- **Work to do**
Every line with the string "this" should be gathered.

- **Source data**
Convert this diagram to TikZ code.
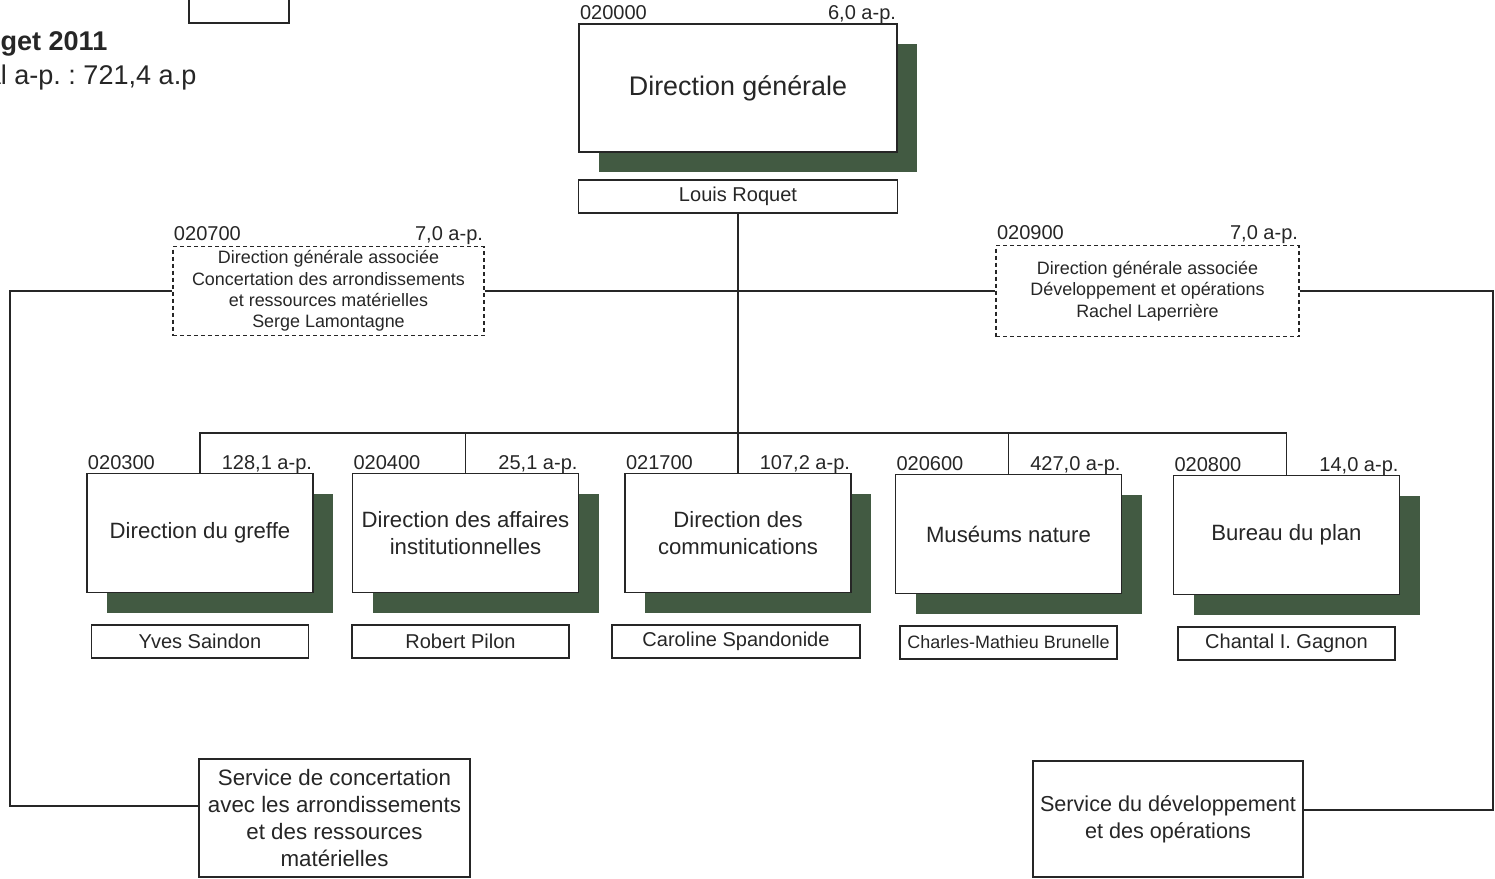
\documentclass[tikz,border=0pt]{standalone}
\usepackage{fontspec}
\setmainfont{Liberation Sans}
\usepackage{tikz}
\usetikzlibrary{positioning,shadows}
\frenchspacing

\definecolor{ombre}{RGB}{66,90,66}

\begin{document}
\begin{tikzpicture}[
		x = 0.2mm, y = -0.2mm,
		node distance = 21.7mm,
		on grid,
		line width = 0.7pt,
		draw = black!85,
		every node/.style = {text=black!85},
		dirbox/.style = {draw, fill=white, align=center, inner sep=1pt,
			minimum width=45.2mm, minimum height=23.8mm,
			font=\fontsize{12.6}{15.4}\selectfont,
			general shadow={shadow xshift=4mm, shadow yshift=-4mm, fill=ombre}},
		chefbox/.style = {draw, fill=white, inner sep=1pt,
			minimum width=43.4mm, minimum height=6.6mm,
			font=\fontsize{11.4}{13}\selectfont},
		adjbox/.style = {draw, dash pattern=on 0.8mm off 0.6mm, align=center,
			inner sep=1pt, font=\fontsize{10.2}{12.2}\selectfont},
		servbox/.style = {draw, fill=white, align=center, inner sep=1pt,
			minimum width=54.2mm, minimum height=23.6mm,
			font=\fontsize{12.7}{15.4}\selectfont},
		codeL/.style = {anchor=base west, inner xsep=0.2mm, inner ysep=0pt,
			yshift=0.6mm, font=\fontsize{11.4}{13}\selectfont},
		codeR/.style = {anchor=base east, inner xsep=0.2mm, inner ysep=0pt,
			yshift=0.6mm, font=\fontsize{11.4}{13}\selectfont}
		]
		\useasboundingbox (0,0) rectangle (1495,878);

		% en-tete
		\node[draw, minimum width=20mm, minimum height=9.2mm] (cadre) at (239,0) {};
		\node[anchor=base east, inner sep=0pt, font=\bfseries\fontsize{15.4}{18}\selectfont] (budget) at (108,50) {Budget 2011};
		\node[anchor=base east, inner sep=0pt, font=\fontsize{15.4}{18}\selectfont] (total) at (197,84) {Total a-p. : 721,4 a.p};

		% direction generale
		\node[dirbox, minimum width=63.6mm, minimum height=25.6mm,
			font=\fontsize{15.3}{18}\selectfont,
			label={[codeL,yshift=0.2mm]north west:020000},
			label={[codeR,yshift=0.2mm]north east:{6,0 a-p.}}] (dg) at (738,88) {Direction générale};
		\node[chefbox, minimum width=63.8mm] (roquet) [below=of dg] {Louis Roquet};

		% directions associees
		\node[adjbox, minimum width=62.2mm, minimum height=17.8mm,
			label={[codeL,yshift=0.4mm]north west:020700},
			label={[codeR,yshift=0.4mm]north east:{7,0 a-p.}}] (gauche) at (328.5,291)
			{Direction générale associée\\Concertation des arrondissements\\et ressources matérielles\\Serge Lamontagne};
		\node[adjbox, minimum width=60.6mm, minimum height=18.2mm,
			label={[codeL,yshift=0.4mm]north west:020900},
			label={[codeR,yshift=0.4mm]north east:{7,0 a-p.}}] (droite) at (1147.5,291)
			{Direction générale associée\\Développement et opérations\\Rachel Laperrière};

		% directions
		\node[dirbox, label={[codeL]north west:020300}, label={[codeR]north east:{128,1 a-p.}}] (greffe) at (200,533) {Direction du greffe};
		\node[dirbox, label={[codeL]north west:020400}, label={[codeR]north east:{25,1 a-p.}}] (affaires) at (465.5,533) {Direction des affaires\\institutionnelles};
		\node[dirbox, label={[codeL]north west:021700}, label={[codeR]north east:{107,2 a-p.}}] (comm) at (738,533) {Direction des\\communications};
		\node[dirbox, label={[codeL]north west:020600}, label={[codeR]north east:{427,0 a-p.}}] (musee) at (1008.5,534) {Muséums nature};
		\node[dirbox, label={[codeL]north west:020800}, label={[codeR]north east:{14,0 a-p.}}] (plan) at (1286.5,535) {Bureau du plan};

		\node[chefbox] (saindon) [below=of greffe] {Yves Saindon};
		\node[chefbox] (pilon) [below=of affaires, xshift=-1mm] {Robert Pilon};
		\node[chefbox, minimum width=49.6mm] (spandonide) [below=of comm, xshift=-0.4mm] {Caroline Spandonide};
		\node[chefbox, font=\fontsize{10.2}{12}\selectfont] (brunelle) [below=of musee] {Charles-Mathieu Brunelle};
		\node[chefbox] (gagnon) [below=of plan] {Chantal I. Gagnon};

		% services
		\node[servbox] (servconc) at (334.5,818) {Service de concertation\\avec les arrondissements\\et des ressources\\matérielles};
		\node[servbox, minimum width=54mm, minimum height=23.2mm, inner xsep=0pt,
			font=\fontsize{12.3}{15.4}\selectfont] (servdev) at (1168,819) {Service du développement\\et des opérations};

		% liens
		\coordinate (bus) at (738,433);
		\coordinate (coinG) at (10,291);
		\coordinate (coinD) at (1493,291);
		\draw (roquet) -- (comm);
		\draw (gauche) -- (droite);
		\draw (greffe.north) |- (bus) -| (plan.north);
		\draw (affaires.north) -- (affaires.north |- bus);
		\draw (musee.north) -- (musee.north |- bus);
		\draw (gauche.west) -- (coinG) |- ([yshift=2.4mm]servconc.west);
		\draw (droite.east) -- (coinD) |- ([yshift=1.8mm]servdev.east);
\end{tikzpicture}
\end{document}
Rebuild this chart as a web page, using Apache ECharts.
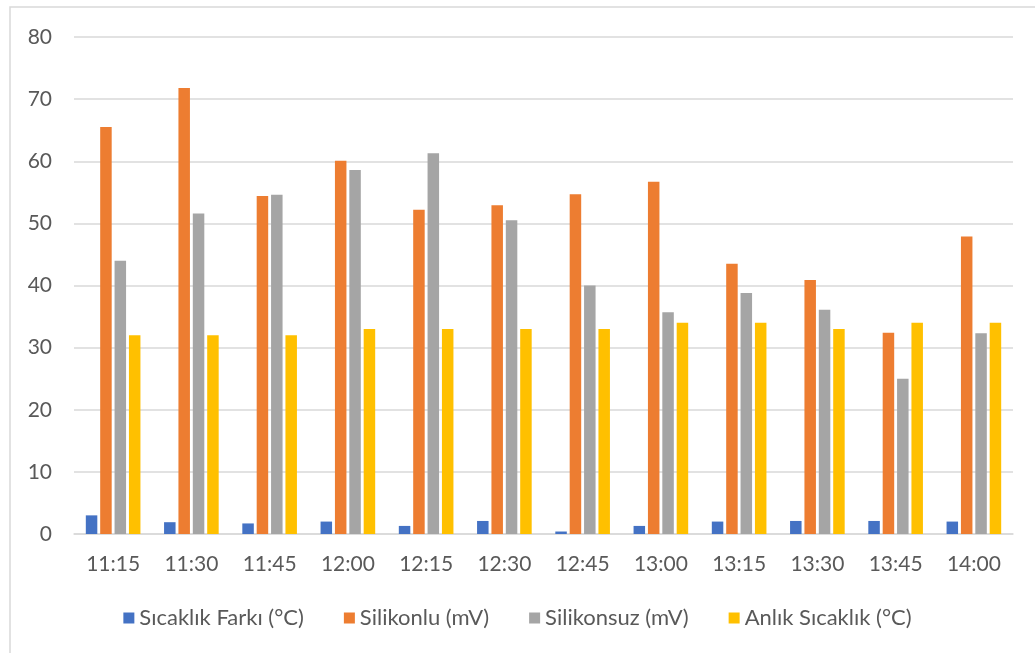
<!DOCTYPE html>
<html>
<head>
<meta charset="utf-8">
<script src="https://cdn.jsdelivr.net/npm/echarts@6/dist/echarts.min.js"></script>
<style>
html,body{margin:0;padding:0;background:#fff;}
#c{width:1035px;height:653px;}
</style>
</head>
<body>
<div id="c"></div>
<script>
const categories = ['11:15','11:30','11:45','12:00','12:15','12:30','12:45','13:00','13:15','13:30','13:45','14:00'];
const seriesNames = ['Sıcaklık Farkı (°C)','Silikonlu (mV)','Silikonsuz (mV)','Anlık Sıcaklık (°C)'];
const sicaklikFarki = [3.0, 1.9, 1.7, 2.0, 1.3, 2.1, 0.4, 1.3, 2.0, 2.1, 2.1, 2.0];
const silikonlu = [65.5, 71.8, 54.4, 60.1, 52.2, 52.9, 54.7, 56.7, 43.5, 40.9, 32.4, 47.9];
const silikonsuz = [44.0, 51.6, 54.6, 58.6, 61.3, 50.5, 40.0, 35.7, 38.8, 36.1, 25.0, 32.3];
const anlikSicaklik = [32, 32, 32, 33, 33, 33, 33, 34, 34, 33, 34, 34];
const yTicks = {min: 0, max: 80, interval: 10};

const colors = ['#4472C4','#ED7D31','#A5A5A5','#FFC000'];
const font = 'Lato, "Open Sans", sans-serif';
const allData = [sicaklikFarki, silikonlu, silikonsuz, anlikSicaklik];

const chart = echarts.init(document.getElementById('c'), null, {renderer: 'canvas'});
chart.setOption({
  animation: false,
  backgroundColor: '#fff',
  color: colors,
  graphic: [{
    type: 'rect',
    shape: {x: 10, y: 7, width: 1040, height: 670},
    style: {fill: 'none', stroke: '#d9d9d9', lineWidth: 1.5},
    silent: true
  }],
  grid: {left: 74, right: 22, top: 37, bottom: 119},
  legend: {
    bottom: 19,
    left: 'center',
    icon: 'rect',
    itemWidth: 11,
    itemHeight: 11,
    itemGap: 40,
    textStyle: {fontFamily: font, fontSize: 22, color: '#595959'},
    data: seriesNames
  },
  xAxis: {
    type: 'category',
    data: categories,
    axisLine: {lineStyle: {color: '#d9d9d9', width: 1.5}},
    axisTick: {show: false},
    axisLabel: {fontFamily: font, fontSize: 21, color: '#595959', margin: 20}
  },
  yAxis: {
    type: 'value',
    min: yTicks.min,
    max: yTicks.max,
    interval: yTicks.interval,
    axisLine: {show: false},
    axisTick: {show: false},
    axisLabel: {fontFamily: font, fontSize: 21, color: '#595959', margin: 22},
    splitLine: {lineStyle: {color: '#d9d9d9', width: 1.5}}
  },
  series: seriesNames.map((n, i) => ({
    name: n,
    type: 'bar',
    data: allData[i],
    barWidth: 11.5,
    barGap: '25%',
    itemStyle: {color: colors[i]}
  }))
});
</script>
</body>
</html>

- **Completed exercise**
Convert this diagram to TikZ code.
Rebuild this chart as a web page, using Apache ECharts.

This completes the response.